**GIVEN PROBLEM:**
Write the data out again exactly, with no pictures.

**DATASET EXTRACT:**

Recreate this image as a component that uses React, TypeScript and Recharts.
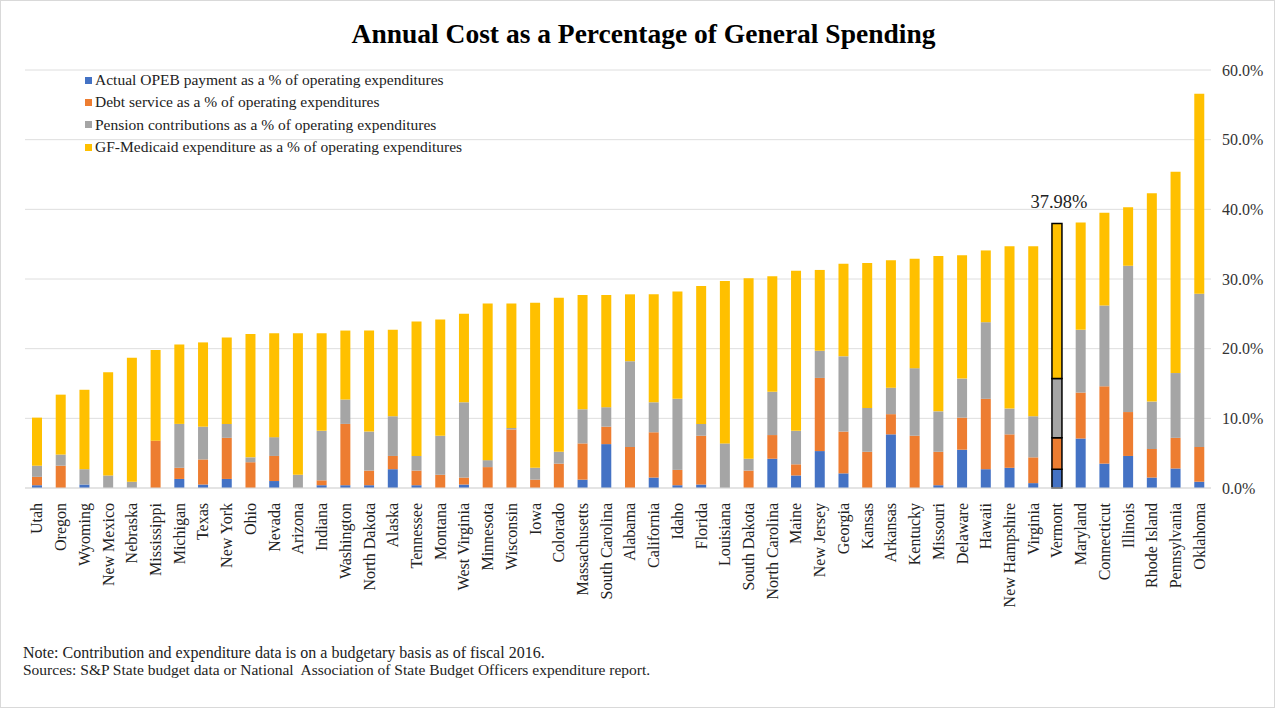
import { BarChart, Bar, XAxis, YAxis, CartesianGrid, Legend, Cell, LabelList } from 'recharts';

const states = [
  'Utah', 'Oregon', 'Wyoming', 'New Mexico', 'Nebraska', 'Mississippi', 'Michigan', 'Texas', 'New York', 'Ohio',
  'Nevada', 'Arizona', 'Indiana', 'Washington', 'North Dakota', 'Alaska', 'Tennessee', 'Montana', 'West Virginia', 'Minnesota',
  'Wisconsin', 'Iowa', 'Colorado', 'Massachusetts', 'South Carolina', 'Alabama', 'California', 'Idaho', 'Florida', 'Louisiana',
  'South Dakota', 'North Carolina', 'Maine', 'New Jersey', 'Georgia', 'Kansas', 'Arkansas', 'Kentucky', 'Missouri', 'Delaware',
  'Hawaii', 'New Hampshire', 'Virginia', 'Vermont', 'Maryland', 'Connecticut', 'Illinois', 'Rhode Island', 'Pennsylvania', 'Oklahoma',
];

// values in % of operating expenditures
const opeb = [
  0.4, 0, 0.5, 0, 0, 0, 1.3, 0.5, 1.3, 0,
  1.0, 0, 0.4, 0.4, 0.4, 2.7, 0.4, 0, 0.5, 0,
  0, 0, 0, 1.2, 6.3, 0, 1.5, 0.4, 0.5, 0,
  0, 4.2, 1.8, 5.3, 2.1, 0, 7.7, 0, 0.4, 5.5,
  2.7, 2.9, 0.7, 2.7, 7.1, 3.5, 4.6, 1.5, 2.8, 0.9,
];
const debt = [
  1.2, 3.2, 0, 0, 0, 6.8, 1.6, 3.6, 5.9, 3.7,
  3.6, 0, 0.7, 8.8, 2.1, 1.9, 2.1, 1.9, 1.0, 3.0,
  8.4, 1.2, 3.5, 5.2, 2.5, 5.9, 6.5, 2.2, 7.0, 0,
  2.5, 3.4, 1.6, 10.5, 6.0, 5.2, 2.9, 7.5, 4.8, 4.6,
  10.1, 4.8, 3.7, 4.5, 6.6, 11.1, 6.3, 4.1, 4.4, 5.0,
];
const pension = [
  1.6, 1.6, 2.2, 1.8, 0.9, 0, 6.3, 4.7, 2.0, 0.7,
  2.7, 1.9, 7.1, 3.5, 5.6, 5.7, 2.1, 5.6, 10.8, 1.0,
  0.2, 1.7, 1.7, 4.9, 2.8, 12.3, 4.3, 10.2, 1.7, 6.4,
  1.7, 6.2, 4.8, 3.9, 10.8, 6.3, 3.8, 9.7, 5.8, 5.6,
  11.0, 3.7, 5.9, 8.5, 9.0, 11.6, 21.0, 6.8, 9.3, 22.0,
];
const medicaid = [
  6.9, 8.6, 11.4, 14.8, 17.8, 13.0, 11.4, 12.1, 12.4, 17.7,
  14.9, 20.3, 14.0, 9.9, 14.5, 12.4, 19.3, 16.7, 12.7, 22.5,
  17.9, 23.7, 22.1, 16.4, 16.1, 9.6, 15.5, 15.4, 19.8, 23.3,
  25.9, 16.6, 23.0, 11.6, 13.3, 20.8, 18.3, 15.7, 22.3, 17.7,
  10.3, 23.3, 24.4, 22.28, 15.4, 13.3, 8.4, 29.9, 28.9, 28.7,
];

const yTicks = [0, 10, 20, 30, 40, 50, 60];
const highlight = 'Vermont';

const series = [
  { key: 'opeb', name: 'Actual OPEB payment as a % of operating expenditures', color: '#4472C4' },
  { key: 'debt', name: 'Debt service as a % of operating expenditures', color: '#ED7D31' },
  { key: 'pension', name: 'Pension contributions as a % of operating expenditures', color: '#A5A5A5' },
  { key: 'medicaid', name: 'GF-Medicaid expenditure as a % of operating expenditures', color: '#FFC000' },
];

const data = states.map((state, i) => ({
  state,
  opeb: opeb[i],
  debt: debt[i],
  pension: pension[i],
  medicaid: medicaid[i],
  total: opeb[i] + debt[i] + pension[i] + medicaid[i],
}));

const serif = "'Liberation Serif', 'Times New Roman', serif";

const StateTick = ({ x, y, payload }: any) => (
  <text
    x={x}
    y={y + 7}
    transform={`rotate(-90 ${x} ${y + 7})`}
    textAnchor="end"
    dy="0.35em"
    fontSize={16}
    fontFamily={serif}
    fill="#222"
  >
    {payload.value}
  </text>
);

const LegendBox = ({ payload }: any) => {
  const items = [...(payload || [])].sort(
    (a: any, b: any) => series.findIndex((s) => s.name === a.value) - series.findIndex((s) => s.name === b.value)
  );
  return (
    <div style={{ fontFamily: serif, fontSize: 15.5, color: '#222' }}>
      {items.map((p: any) => (
        <div key={p.value} style={{ display: 'flex', alignItems: 'center', height: 22.3 }}>
          <span style={{ width: 7, height: 7, background: p.color, marginRight: 3, display: 'inline-block' }} />
          {p.value}
        </div>
      ))}
    </div>
  );
};

const TotalLabel = (props: any) => {
  const { x, y, width, index } = props;
  const d = data[index];
  if (!d || d.state !== highlight) return null;
  return (
    <text x={x + width / 2 + 2} y={y - 15} textAnchor="middle" fontSize={18.5} fontFamily={serif} fill="#222">
      {d.total.toFixed(2)}%
    </text>
  );
};

const App = () => {
  return (
    <div
      style={{
        position: 'absolute',
        left: 0,
        top: 0,
        width: 1275,
        height: 708,
        background: '#fff',
        boxSizing: 'border-box',
        border: '1px solid #d9d9d9',
        fontFamily: serif,
      }}
    >
      <div
        style={{
          position: 'absolute',
          top: 17,
          left: 5,
          width: 1275,
          textAlign: 'center',
          fontSize: 27.5,
          fontWeight: 'bold',
          color: '#000',
        }}
      >
        Annual Cost as a Percentage of General Spending
      </div>
      <div style={{ position: 'absolute', left: -1, top: -1 }}>
        <BarChart width={1275} height={618} data={data} margin={{ top: 70, right: 9, left: 25, bottom: 0 }} barSize={10}>
          <CartesianGrid vertical={false} stroke="#dedede" />
          <XAxis
            dataKey="state"
            interval={0}
            height={130}
            tick={<StateTick />}
            tickLine={false}
            axisLine={{ stroke: '#d9d9d9' }}
          />
          <YAxis
            orientation="right"
            domain={[0, 60]}
            ticks={yTicks}
            tickFormatter={(v: number) => `${v.toFixed(1)}%`}
            width={55}
            tickSize={0}
            tickMargin={11}
            tickLine={false}
            axisLine={false}
            tick={{ fontSize: 16, fontFamily: serif, fill: '#333' }}
          />
          <Legend
            layout="vertical"
            align="center"
            verticalAlign="middle"
            content={<LegendBox />}
            wrapperStyle={{ left: 85, top: 69, width: 'auto' }}
          />
          {series.map((s, si) => (
            <Bar key={s.key} dataKey={s.key} name={s.name} stackId="a" fill={s.color} isAnimationActive={false}>
              {data.map((d) => (
                <Cell
                  key={d.state}
                  stroke={d.state === highlight ? '#000' : 'none'}
                  strokeWidth={d.state === highlight ? 1.5 : 0}
                />
              ))}
              {si === series.length - 1 && <LabelList dataKey="total" content={<TotalLabel />} />}
            </Bar>
          ))}
        </BarChart>
      </div>
      <div style={{ position: 'absolute', left: 22, top: 643, fontSize: 16, lineHeight: '17px', color: '#222' }}>
        <div>Note: Contribution and expenditure data is on a budgetary basis as of fiscal 2016.</div>
        <div style={{ fontSize: 15.5 }}>
          Sources: S&amp;P State budget data or National&nbsp; Association of State Budget Officers expenditure report.
        </div>
      </div>
    </div>
  );
};

export default App;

**EXERCISE RESULT:**
Recreate this image as a component that uses React, TypeScript and Recharts.
import { BarChart, Bar, XAxis, YAxis, CartesianGrid, Legend, Cell, LabelList } from 'recharts';

const states = [
  'Utah', 'Oregon', 'Wyoming', 'New Mexico', 'Nebraska', 'Mississippi', 'Michigan', 'Texas', 'New York', 'Ohio',
  'Nevada', 'Arizona', 'Indiana', 'Washington', 'North Dakota', 'Alaska', 'Tennessee', 'Montana', 'West Virginia', 'Minnesota',
  'Wisconsin', 'Iowa', 'Colorado', 'Massachusetts', 'South Carolina', 'Alabama', 'California', 'Idaho', 'Florida', 'Louisiana',
  'South Dakota', 'North Carolina', 'Maine', 'New Jersey', 'Georgia', 'Kansas', 'Arkansas', 'Kentucky', 'Missouri', 'Delaware',
  'Hawaii', 'New Hampshire', 'Virginia', 'Vermont', 'Maryland', 'Connecticut', 'Illinois', 'Rhode Island', 'Pennsylvania', 'Oklahoma',
];

// values in % of operating expenditures
const opeb = [
  0.4, 0, 0.5, 0, 0, 0, 1.3, 0.5, 1.3, 0,
  1.0, 0, 0.4, 0.4, 0.4, 2.7, 0.4, 0, 0.5, 0,
  0, 0, 0, 1.2, 6.3, 0, 1.5, 0.4, 0.5, 0,
  0, 4.2, 1.8, 5.3, 2.1, 0, 7.7, 0, 0.4, 5.5,
  2.7, 2.9, 0.7, 2.7, 7.1, 3.5, 4.6, 1.5, 2.8, 0.9,
];
const debt = [
  1.2, 3.2, 0, 0, 0, 6.8, 1.6, 3.6, 5.9, 3.7,
  3.6, 0, 0.7, 8.8, 2.1, 1.9, 2.1, 1.9, 1.0, 3.0,
  8.4, 1.2, 3.5, 5.2, 2.5, 5.9, 6.5, 2.2, 7.0, 0,
  2.5, 3.4, 1.6, 10.5, 6.0, 5.2, 2.9, 7.5, 4.8, 4.6,
  10.1, 4.8, 3.7, 4.5, 6.6, 11.1, 6.3, 4.1, 4.4, 5.0,
];
const pension = [
  1.6, 1.6, 2.2, 1.8, 0.9, 0, 6.3, 4.7, 2.0, 0.7,
  2.7, 1.9, 7.1, 3.5, 5.6, 5.7, 2.1, 5.6, 10.8, 1.0,
  0.2, 1.7, 1.7, 4.9, 2.8, 12.3, 4.3, 10.2, 1.7, 6.4,
  1.7, 6.2, 4.8, 3.9, 10.8, 6.3, 3.8, 9.7, 5.8, 5.6,
  11.0, 3.7, 5.9, 8.5, 9.0, 11.6, 21.0, 6.8, 9.3, 22.0,
];
const medicaid = [
  6.9, 8.6, 11.4, 14.8, 17.8, 13.0, 11.4, 12.1, 12.4, 17.7,
  14.9, 20.3, 14.0, 9.9, 14.5, 12.4, 19.3, 16.7, 12.7, 22.5,
  17.9, 23.7, 22.1, 16.4, 16.1, 9.6, 15.5, 15.4, 19.8, 23.3,
  25.9, 16.6, 23.0, 11.6, 13.3, 20.8, 18.3, 15.7, 22.3, 17.7,
  10.3, 23.3, 24.4, 22.28, 15.4, 13.3, 8.4, 29.9, 28.9, 28.7,
];

const yTicks = [0, 10, 20, 30, 40, 50, 60];
const highlight = 'Vermont';

const series = [
  { key: 'opeb', name: 'Actual OPEB payment as a % of operating expenditures', color: '#4472C4' },
  { key: 'debt', name: 'Debt service as a % of operating expenditures', color: '#ED7D31' },
  { key: 'pension', name: 'Pension contributions as a % of operating expenditures', color: '#A5A5A5' },
  { key: 'medicaid', name: 'GF-Medicaid expenditure as a % of operating expenditures', color: '#FFC000' },
];

const data = states.map((state, i) => ({
  state,
  opeb: opeb[i],
  debt: debt[i],
  pension: pension[i],
  medicaid: medicaid[i],
  total: opeb[i] + debt[i] + pension[i] + medicaid[i],
}));

const serif = "'Liberation Serif', 'Times New Roman', serif";

const StateTick = ({ x, y, payload }: any) => (
  <text
    x={x}
    y={y + 7}
    transform={`rotate(-90 ${x} ${y + 7})`}
    textAnchor="end"
    dy="0.35em"
    fontSize={16}
    fontFamily={serif}
    fill="#222"
  >
    {payload.value}
  </text>
);

const LegendBox = ({ payload }: any) => {
  const items = [...(payload || [])].sort(
    (a: any, b: any) => series.findIndex((s) => s.name === a.value) - series.findIndex((s) => s.name === b.value)
  );
  return (
    <div style={{ fontFamily: serif, fontSize: 15.5, color: '#222' }}>
      {items.map((p: any) => (
        <div key={p.value} style={{ display: 'flex', alignItems: 'center', height: 22.3 }}>
          <span style={{ width: 7, height: 7, background: p.color, marginRight: 3, display: 'inline-block' }} />
          {p.value}
        </div>
      ))}
    </div>
  );
};

const TotalLabel = (props: any) => {
  const { x, y, width, index } = props;
  const d = data[index];
  if (!d || d.state !== highlight) return null;
  return (
    <text x={x + width / 2 + 2} y={y - 15} textAnchor="middle" fontSize={18.5} fontFamily={serif} fill="#222">
      {d.total.toFixed(2)}%
    </text>
  );
};

const App = () => {
  return (
    <div
      style={{
        position: 'absolute',
        left: 0,
        top: 0,
        width: 1275,
        height: 708,
        background: '#fff',
        boxSizing: 'border-box',
        border: '1px solid #d9d9d9',
        fontFamily: serif,
      }}
    >
      <div
        style={{
          position: 'absolute',
          top: 17,
          left: 5,
          width: 1275,
          textAlign: 'center',
          fontSize: 27.5,
          fontWeight: 'bold',
          color: '#000',
        }}
      >
        Annual Cost as a Percentage of General Spending
      </div>
      <div style={{ position: 'absolute', left: -1, top: -1 }}>
        <BarChart width={1275} height={618} data={data} margin={{ top: 70, right: 9, left: 25, bottom: 0 }} barSize={10}>
          <CartesianGrid vertical={false} stroke="#dedede" />
          <XAxis
            dataKey="state"
            interval={0}
            height={130}
            tick={<StateTick />}
            tickLine={false}
            axisLine={{ stroke: '#d9d9d9' }}
          />
          <YAxis
            orientation="right"
            domain={[0, 60]}
            ticks={yTicks}
            tickFormatter={(v: number) => `${v.toFixed(1)}%`}
            width={55}
            tickSize={0}
            tickMargin={11}
            tickLine={false}
            axisLine={false}
            tick={{ fontSize: 16, fontFamily: serif, fill: '#333' }}
          />
          <Legend
            layout="vertical"
            align="center"
            verticalAlign="middle"
            content={<LegendBox />}
            wrapperStyle={{ left: 85, top: 69, width: 'auto' }}
          />
          {series.map((s, si) => (
            <Bar key={s.key} dataKey={s.key} name={s.name} stackId="a" fill={s.color} isAnimationActive={false}>
              {data.map((d) => (
                <Cell
                  key={d.state}
                  stroke={d.state === highlight ? '#000' : 'none'}
                  strokeWidth={d.state === highlight ? 1.5 : 0}
                />
              ))}
              {si === series.length - 1 && <LabelList dataKey="total" content={<TotalLabel />} />}
            </Bar>
          ))}
        </BarChart>
      </div>
      <div style={{ position: 'absolute', left: 22, top: 643, fontSize: 16, lineHeight: '17px', color: '#222' }}>
        <div>Note: Contribution and expenditure data is on a budgetary basis as of fiscal 2016.</div>
        <div style={{ fontSize: 15.5 }}>
          Sources: S&amp;P State budget data or National&nbsp; Association of State Budget Officers expenditure report.
        </div>
      </div>
    </div>
  );
};

export default App;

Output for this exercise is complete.